As Julia explains, “We really need to keep reporting for the right crowd… show them testimonials, proof, bring these things to the media.”

 

Kafala is Slavery 

While the general aim of legislative efforts would be to codify the kafala system’s equation with slavery, fully dismantling the kafala system will require corrective actions across multiple branches of the Lebanese government. Most importantly, this includes amending the 1946 Labor Law to encompass domestic work, revising visa regulations under the General Security Directorate, and establishing effective Ministry of Labor oversight over contracts and recruitment practices. 

“So if I’m a worker and not included in the law, I’m nobody. Where is my name in this then?”

This legal inclusion would also help foster visibility and social recognition: by bringing workers under the labor law, they would be legitimized as participants in the economy. As Julia puts it, “So if I’m a worker and not included in the law, I’m nobody. Where is my name in this then?” Beyond legislation, to be effective reform must be accompanied by rigorous enforcement, regular workplace inspections, and independent monitoring. The Ministry of Labour would do well to also strengthen its supervision of recruitment agencies and implement an accreditation system to hold them accountable. 
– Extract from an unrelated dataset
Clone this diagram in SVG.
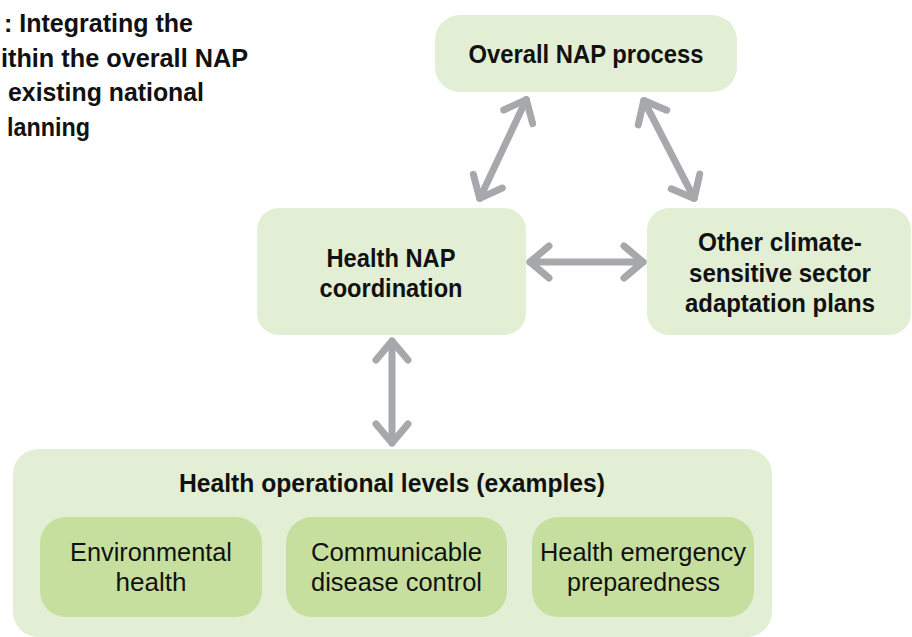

So while efforts to challenge the status quo in Lebanon’s domestic worker industry have been blocked for decades, the reopening of Meseret Hailu’s case under the new reformist government demonstrates that meaningful change is possible. By allowing this landmark case to move forward, the courts have created a rare opportunity to confront entrenched interests and systemic abuses. All that remains now is for the judge to finally deduce the obvious: that kafala is slavery.  

 

Editor’s Note:
The name of the migrant domestic worker interviewed has been changed to protect their safety and privacy. Any resemblance to actual persons is coincidental.